I.Sat (contraction of the Spanish phrase Imagen Satelital, which means "Satellite image") is an Argentine cable television channel owned by Warner Bros. Discovery International. It airs movies, series, music and shows. It is headquartered in Buenos Aires, Argentina.

It is broadcast on the satellite Intelsat 21 and is carried by most cable television companies in Argentina, Brazil, Bolivia, Chile, Colombia, Ecuador, Mexico, Panama, Paraguay, Peru, Uruguay, and Venezuela.

Recent history
Until 2007, the channel was owned by "Claxson Interactive Group Latin America & Iberia" (which was a subsidiary of the Venezuelan-based Grupo Cisneros) but that year the channel, along with Retro and Space, is bought by Turner Broadcasting System. It aired different programming on different blocks, such as "Primer Plano I.Sat" (foreign movies), "Cine Argentino Independiente" (independent Argentine films), "Asian Connection" (Asian films), and "Cortos I-Sat" (short films).
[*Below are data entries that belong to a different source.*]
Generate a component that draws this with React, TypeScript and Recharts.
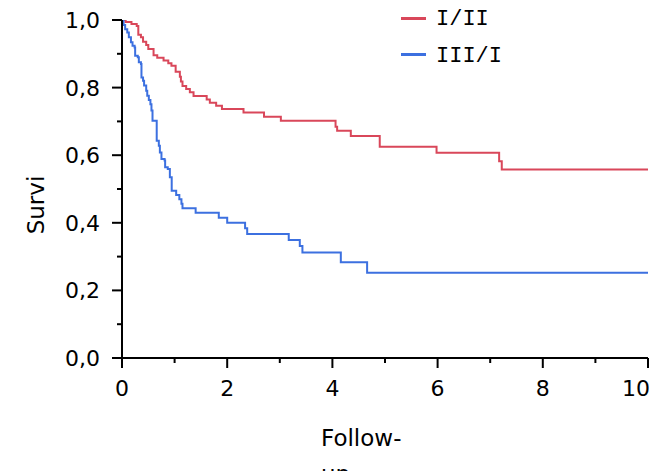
import React from "react";
import { LineChart, Line, XAxis, YAxis, Legend } from "recharts";

// Kaplan–Meier survival estimates by stage group: [time (years), survival]
const stageEarlyTimes = [0, 0.07, 0.18, 0.28, 0.31, 0.36, 0.4, 0.46, 0.5, 0.6, 0.67, 0.79, 0.88, 0.94, 1.02, 1.1, 1.12, 1.15, 1.22, 1.29, 1.36, 1.61, 1.67, 1.79, 1.9, 2.31, 2.7, 3.02, 4.06, 4.09, 4.35, 4.9, 5.98, 7.17, 7.22, 10];
const stageEarlySurv = [1.0, 0.994, 0.988, 0.982, 0.956, 0.949, 0.936, 0.926, 0.914, 0.896, 0.888, 0.88, 0.872, 0.865, 0.847, 0.832, 0.818, 0.805, 0.796, 0.786, 0.775, 0.765, 0.755, 0.746, 0.737, 0.726, 0.714, 0.702, 0.684, 0.672, 0.657, 0.625, 0.607, 0.582, 0.558, 0.558];

const stageLateTimes = [0, 0.03, 0.06, 0.1, 0.13, 0.17, 0.2, 0.24, 0.25, 0.3, 0.32, 0.36, 0.37, 0.4, 0.42, 0.46, 0.48, 0.51, 0.54, 0.56, 0.58, 0.66, 0.7, 0.72, 0.75, 0.81, 0.82, 0.87, 0.91, 0.945, 1.03, 1.09, 1.13, 1.15, 1.4, 1.84, 2.0, 2.34, 2.38, 3.17, 3.38, 3.43, 4.16, 4.66, 10];
const stageLateSurv = [1.0, 0.985, 0.973, 0.963, 0.949, 0.934, 0.924, 0.919, 0.894, 0.89, 0.875, 0.87, 0.83, 0.82, 0.806, 0.791, 0.776, 0.763, 0.751, 0.732, 0.702, 0.643, 0.628, 0.608, 0.589, 0.584, 0.564, 0.559, 0.535, 0.495, 0.482, 0.47, 0.456, 0.443, 0.43, 0.415, 0.4, 0.384, 0.367, 0.349, 0.331, 0.312, 0.283, 0.252, 0.252];

const seriesNames = ["I/II", "III/I"];
const seriesColors = ["#d9475a", "#3c70e0"];

const xTicks = [0, 1, 2, 3, 4, 5, 6, 7, 8, 9, 10];
const xMajorTicks = [0, 2, 4, 6, 8, 10];
const yTicks = [0, 0.1, 0.2, 0.3, 0.4, 0.5, 0.6, 0.7, 0.8, 0.9, 1.0];
const yMajorTicks = [0, 0.2, 0.4, 0.6, 0.8, 1.0];

const xTitle = "Follow-";
const xTitleLine2 = "up";
const yTitle = "Survi";

const earlyData = stageEarlyTimes.map((t, i) => ({ t, s: stageEarlySurv[i] }));
const lateData = stageLateTimes.map((t, i) => ({ t, s: stageLateSurv[i] }));

const FONT = "'DejaVu Sans', Verdana, sans-serif";
const AXIS_COLOR = "#000";
const X_MAX = xTicks[xTicks.length - 1];

const isMajor = (list: number[], v: number) => list.some((m) => Math.abs(m - v) < 1e-6);
const fmt = (v: number) => v.toFixed(1).replace(".", ",");

const YTick = (props: any) => {
  const { x, y, payload } = props;
  const v = payload.value as number;
  const major = isMajor(yMajorTicks, v);
  const len = major ? 10 : 5;
  return (
    <g>
      <line x1={x - len} x2={x} y1={y} y2={y} stroke={AXIS_COLOR} strokeWidth={2} />
      {major && (
        <text x={x - 22} y={y} dy="0.36em" textAnchor="end" fontFamily={FONT} fontSize={22} fill="#000">
          {fmt(v)}
        </text>
      )}
    </g>
  );
};

const XTick = (props: any) => {
  const { x, y, payload } = props;
  const v = payload.value as number;
  const major = isMajor(xMajorTicks, v);
  const len = major ? 10 : 5;
  // the last label is kept inside the plot's right edge
  const last = Math.abs(v - X_MAX) < 1e-6;
  return (
    <g>
      <line x1={x} x2={x} y1={y} y2={y + len} stroke={AXIS_COLOR} strokeWidth={2} />
      {major && (
        <text
          x={last ? x + 2 : x}
          y={y + 38}
          textAnchor={last ? "end" : "middle"}
          fontFamily={FONT}
          fontSize={22}
          fill="#000"
        >
          {String(v)}
        </text>
      )}
    </g>
  );
};

const XTitle = (props: any) => {
  const vb = props.viewBox || { x: 0, y: 0 };
  return (
    <g>
      <text x={vb.x + 199} y={vb.y + 88} fontFamily={FONT} fontSize={23} fill="#000">
        {xTitle}
      </text>
      <text x={vb.x + 199} y={vb.y + 124} fontFamily={FONT} fontSize={23} fill="#000">
        {xTitleLine2}
      </text>
    </g>
  );
};

const YTitle = (props: any) => {
  const vb = props.viewBox || { x: 0, y: 0 };
  const cx = vb.x + 36;
  const cy = 197;
  return (
    <text
      x={cx}
      y={cy}
      transform={`rotate(-90 ${cx} ${cy})`}
      textAnchor="middle"
      fontFamily={FONT}
      fontSize={23}
      fill="#000"
    >
      {yTitle}
    </text>
  );
};

const LegendBox = () => (
  <div style={{ position: "relative", width: 160, height: 80 }}>
    {seriesNames.map((name, i) => (
      <React.Fragment key={name}>
        <div
          style={{
            position: "absolute",
            left: 11,
            top: 8.5 + i * 36.6,
            width: 25,
            height: 3,
            background: seriesColors[i],
          }}
        />
        <div
          style={{
            position: "absolute",
            left: 46,
            top: 0 + i * 36.6,
            fontFamily: "'Liberation Mono', 'Courier New', monospace",
            fontSize: 22,
            lineHeight: "24px",
            color: "#000",
            whiteSpace: "nowrap",
          }}
        >
          {name}
        </div>
      </React.Fragment>
    ))}
  </div>
);

export default function App() {
  return (
    <LineChart width={656} height={463} margin={{ top: 12, right: 16, bottom: 0, left: 0 }}>
      <XAxis
        dataKey="t"
        type="number"
        domain={[0, X_MAX]}
        ticks={xTicks}
        interval={0}
        height={113}
        tickSize={0}
        tickMargin={0}
        tickLine={false}
        axisLine={{ stroke: AXIS_COLOR, strokeWidth: 2 }}
        tick={<XTick />}
        label={<XTitle />}
        allowDataOverflow
      />
      <YAxis
        dataKey="s"
        type="number"
        domain={[0, 1]}
        ticks={yTicks}
        interval={0}
        width={114}
        tickSize={0}
        tickMargin={0}
        tickLine={false}
        axisLine={{ stroke: AXIS_COLOR, strokeWidth: 2 }}
        tick={<YTick />}
        label={<YTitle />}
        allowDataOverflow
      />
      <Legend
        layout="vertical"
        align="center"
        verticalAlign="middle"
        content={<LegendBox />}
        wrapperStyle={{ position: "absolute", top: 0, left: 382, width: 160, height: 80 }}
      />
      <Line
        data={earlyData}
        dataKey="s"
        name={seriesNames[0]}
        type="stepAfter"
        stroke={seriesColors[0]}
        strokeWidth={2}
        dot={false}
        activeDot={false}
        isAnimationActive={false}
      />
      <Line
        data={lateData}
        dataKey="s"
        name={seriesNames[1]}
        type="stepAfter"
        stroke={seriesColors[1]}
        strokeWidth={2}
        dot={false}
        activeDot={false}
        isAnimationActive={false}
      />
    </LineChart>
  );
}
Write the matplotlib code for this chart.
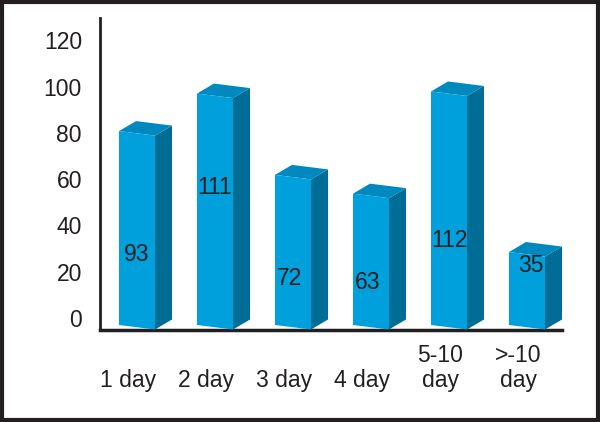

In 2007 it changed its programming from being a 24-hour movies channel to have movies, series, shows, documentary series, music and some others. Some current programming includes Little Britain, Raising Hope, Misfits, and others.

Adult Swim, which previously aired on Cartoon Network, aired every night with adult animation series since 2007 after its cancellation from Cartoon Network; however, the Adult Swim block was cancelled from I.Sat on 2010 due to low ratings. Adult Swim however returned to I.Sat on April 3, 2015 until April 16, 2020.

Logos

Programming

Current programming blocks
Cine Argentino Independiente: Argentine independent films.
Cortos I.Sat: Short films.
Cuentos de terror. Horror stories narrated by Alberto Laiseca.
I.Films: Featured movies with monthly premieres.
I.Series: Series, shows and reality series.
Primer Plano I-Sat: International Independent films.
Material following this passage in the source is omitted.